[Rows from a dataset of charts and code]

----

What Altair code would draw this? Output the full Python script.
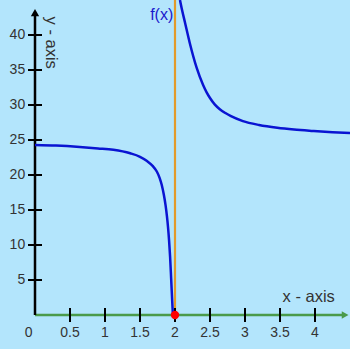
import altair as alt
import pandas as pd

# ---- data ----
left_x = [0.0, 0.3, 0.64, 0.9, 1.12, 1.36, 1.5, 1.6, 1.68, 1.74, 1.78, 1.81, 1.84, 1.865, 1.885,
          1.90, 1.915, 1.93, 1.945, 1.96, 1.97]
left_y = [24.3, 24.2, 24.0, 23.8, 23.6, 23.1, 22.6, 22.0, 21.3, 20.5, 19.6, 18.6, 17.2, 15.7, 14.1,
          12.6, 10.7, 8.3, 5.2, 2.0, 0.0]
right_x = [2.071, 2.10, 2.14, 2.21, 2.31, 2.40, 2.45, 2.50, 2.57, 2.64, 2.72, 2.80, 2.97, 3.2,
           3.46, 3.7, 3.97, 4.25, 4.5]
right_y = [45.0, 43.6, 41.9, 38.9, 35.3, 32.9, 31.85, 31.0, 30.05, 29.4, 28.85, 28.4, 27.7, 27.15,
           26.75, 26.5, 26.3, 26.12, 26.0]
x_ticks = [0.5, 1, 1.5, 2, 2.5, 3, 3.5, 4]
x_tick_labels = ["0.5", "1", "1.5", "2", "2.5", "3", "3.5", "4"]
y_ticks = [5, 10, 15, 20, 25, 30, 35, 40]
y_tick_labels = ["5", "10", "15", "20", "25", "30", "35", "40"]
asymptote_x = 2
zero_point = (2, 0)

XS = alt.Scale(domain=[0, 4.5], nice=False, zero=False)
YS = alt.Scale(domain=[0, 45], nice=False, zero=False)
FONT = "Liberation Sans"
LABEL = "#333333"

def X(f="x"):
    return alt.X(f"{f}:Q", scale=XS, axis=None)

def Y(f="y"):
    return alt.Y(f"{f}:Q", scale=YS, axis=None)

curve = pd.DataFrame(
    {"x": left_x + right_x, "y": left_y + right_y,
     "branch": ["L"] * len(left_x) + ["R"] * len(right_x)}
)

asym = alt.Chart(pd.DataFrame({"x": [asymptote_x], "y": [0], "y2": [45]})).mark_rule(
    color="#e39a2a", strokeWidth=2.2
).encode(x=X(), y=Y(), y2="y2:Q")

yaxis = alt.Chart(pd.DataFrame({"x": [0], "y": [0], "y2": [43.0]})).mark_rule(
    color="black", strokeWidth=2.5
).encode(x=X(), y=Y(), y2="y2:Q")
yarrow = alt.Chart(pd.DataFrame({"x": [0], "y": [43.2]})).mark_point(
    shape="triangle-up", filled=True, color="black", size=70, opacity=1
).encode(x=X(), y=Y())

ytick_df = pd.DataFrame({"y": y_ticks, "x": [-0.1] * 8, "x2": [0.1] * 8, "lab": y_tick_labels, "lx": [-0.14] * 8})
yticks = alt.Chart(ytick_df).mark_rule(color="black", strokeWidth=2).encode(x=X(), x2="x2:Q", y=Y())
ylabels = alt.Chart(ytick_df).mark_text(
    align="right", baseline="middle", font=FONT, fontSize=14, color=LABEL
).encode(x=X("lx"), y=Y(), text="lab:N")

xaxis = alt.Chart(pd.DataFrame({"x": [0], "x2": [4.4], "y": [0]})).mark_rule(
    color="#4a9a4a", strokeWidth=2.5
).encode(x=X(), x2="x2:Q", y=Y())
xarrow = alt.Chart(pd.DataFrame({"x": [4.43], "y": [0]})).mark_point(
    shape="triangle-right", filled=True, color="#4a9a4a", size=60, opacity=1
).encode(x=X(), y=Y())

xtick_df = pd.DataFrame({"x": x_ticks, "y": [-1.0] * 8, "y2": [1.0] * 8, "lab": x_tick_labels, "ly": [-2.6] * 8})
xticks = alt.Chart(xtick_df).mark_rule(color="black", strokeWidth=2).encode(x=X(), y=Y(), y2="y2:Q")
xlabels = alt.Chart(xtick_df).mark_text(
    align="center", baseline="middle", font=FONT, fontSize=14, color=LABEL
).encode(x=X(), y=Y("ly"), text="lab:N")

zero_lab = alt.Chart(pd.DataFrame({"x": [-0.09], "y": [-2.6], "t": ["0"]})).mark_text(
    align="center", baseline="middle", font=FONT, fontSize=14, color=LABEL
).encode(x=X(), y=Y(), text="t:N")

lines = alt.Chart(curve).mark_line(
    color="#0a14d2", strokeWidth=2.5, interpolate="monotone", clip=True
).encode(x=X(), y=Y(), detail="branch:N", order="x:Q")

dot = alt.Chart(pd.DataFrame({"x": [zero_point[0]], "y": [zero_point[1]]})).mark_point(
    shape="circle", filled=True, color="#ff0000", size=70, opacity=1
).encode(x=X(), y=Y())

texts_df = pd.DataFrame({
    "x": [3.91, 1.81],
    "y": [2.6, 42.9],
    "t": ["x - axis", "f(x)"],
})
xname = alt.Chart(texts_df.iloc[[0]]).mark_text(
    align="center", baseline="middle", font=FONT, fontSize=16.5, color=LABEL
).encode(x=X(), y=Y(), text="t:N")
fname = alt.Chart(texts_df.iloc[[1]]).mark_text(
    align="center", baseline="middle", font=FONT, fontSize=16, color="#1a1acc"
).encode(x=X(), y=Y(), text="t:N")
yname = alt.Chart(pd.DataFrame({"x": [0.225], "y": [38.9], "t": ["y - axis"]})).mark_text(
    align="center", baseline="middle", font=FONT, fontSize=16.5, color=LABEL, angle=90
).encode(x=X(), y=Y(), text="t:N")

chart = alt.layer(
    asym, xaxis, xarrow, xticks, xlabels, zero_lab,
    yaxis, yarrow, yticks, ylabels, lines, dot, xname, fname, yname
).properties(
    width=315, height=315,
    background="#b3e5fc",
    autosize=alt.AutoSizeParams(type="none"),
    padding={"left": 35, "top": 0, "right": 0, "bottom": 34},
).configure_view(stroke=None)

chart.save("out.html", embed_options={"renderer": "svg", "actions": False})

----

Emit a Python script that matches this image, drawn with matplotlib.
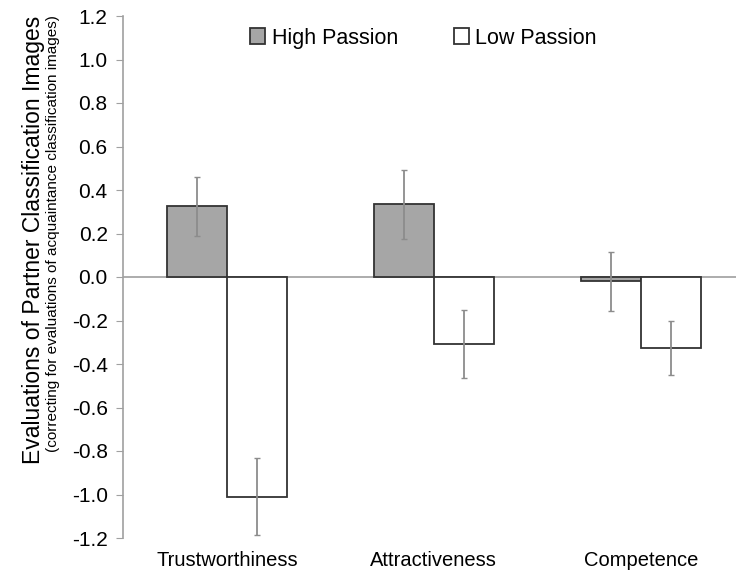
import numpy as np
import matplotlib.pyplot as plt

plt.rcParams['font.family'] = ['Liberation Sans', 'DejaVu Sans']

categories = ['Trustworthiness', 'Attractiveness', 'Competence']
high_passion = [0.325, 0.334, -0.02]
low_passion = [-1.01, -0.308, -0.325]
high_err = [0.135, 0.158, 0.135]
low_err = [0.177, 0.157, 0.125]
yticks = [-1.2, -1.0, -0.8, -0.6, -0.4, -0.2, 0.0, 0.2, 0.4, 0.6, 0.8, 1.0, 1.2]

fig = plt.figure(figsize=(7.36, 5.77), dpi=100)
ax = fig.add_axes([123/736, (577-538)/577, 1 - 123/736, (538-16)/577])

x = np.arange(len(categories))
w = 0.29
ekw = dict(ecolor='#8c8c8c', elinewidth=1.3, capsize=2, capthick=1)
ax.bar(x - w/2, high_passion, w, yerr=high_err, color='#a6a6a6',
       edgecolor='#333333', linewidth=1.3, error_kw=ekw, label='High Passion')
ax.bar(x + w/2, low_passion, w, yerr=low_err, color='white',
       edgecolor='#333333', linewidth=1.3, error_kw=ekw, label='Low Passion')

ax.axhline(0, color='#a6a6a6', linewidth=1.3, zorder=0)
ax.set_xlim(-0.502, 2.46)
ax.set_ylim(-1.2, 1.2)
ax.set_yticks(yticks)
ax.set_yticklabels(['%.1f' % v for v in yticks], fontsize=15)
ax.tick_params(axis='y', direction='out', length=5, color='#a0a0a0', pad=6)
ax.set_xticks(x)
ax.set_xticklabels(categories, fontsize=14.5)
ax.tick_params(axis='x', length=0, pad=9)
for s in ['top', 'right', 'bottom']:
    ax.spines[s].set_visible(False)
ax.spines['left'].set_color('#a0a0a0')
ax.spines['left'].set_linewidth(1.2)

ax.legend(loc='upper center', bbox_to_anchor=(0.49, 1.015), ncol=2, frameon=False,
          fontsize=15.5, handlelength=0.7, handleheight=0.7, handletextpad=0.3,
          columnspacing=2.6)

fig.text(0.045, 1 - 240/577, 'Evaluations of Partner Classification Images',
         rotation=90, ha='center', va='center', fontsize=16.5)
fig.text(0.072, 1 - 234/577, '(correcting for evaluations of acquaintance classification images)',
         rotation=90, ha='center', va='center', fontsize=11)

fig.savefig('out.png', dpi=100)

----

• **PROMPT**: Exactly as they appear, write out the lines from the one containing "Emit a Python" down to the one containing "edgecolor='#333333', linewidth=1.3, error_kw=ekw, label='Low", both included. Pictures are left out.

• **SOLUTION TO THIS PROBLEM**:
Emit a Python script that matches this image, drawn with matplotlib.
import numpy as np
import matplotlib.pyplot as plt

plt.rcParams['font.family'] = ['Liberation Sans', 'DejaVu Sans']

categories = ['Trustworthiness', 'Attractiveness', 'Competence']
high_passion = [0.325, 0.334, -0.02]
low_passion = [-1.01, -0.308, -0.325]
high_err = [0.135, 0.158, 0.135]
low_err = [0.177, 0.157, 0.125]
yticks = [-1.2, -1.0, -0.8, -0.6, -0.4, -0.2, 0.0, 0.2, 0.4, 0.6, 0.8, 1.0, 1.2]

fig = plt.figure(figsize=(7.36, 5.77), dpi=100)
ax = fig.add_axes([123/736, (577-538)/577, 1 - 123/736, (538-16)/577])

x = np.arange(len(categories))
w = 0.29
ekw = dict(ecolor='#8c8c8c', elinewidth=1.3, capsize=2, capthick=1)
ax.bar(x - w/2, high_passion, w, yerr=high_err, color='#a6a6a6',
       edgecolor='#333333', linewidth=1.3, error_kw=ekw, label='High Passion')
ax.bar(x + w/2, low_passion, w, yerr=low_err, color='white',
       edgecolor='#333333', linewidth=1.3, error_kw=ekw, label='Low Passion')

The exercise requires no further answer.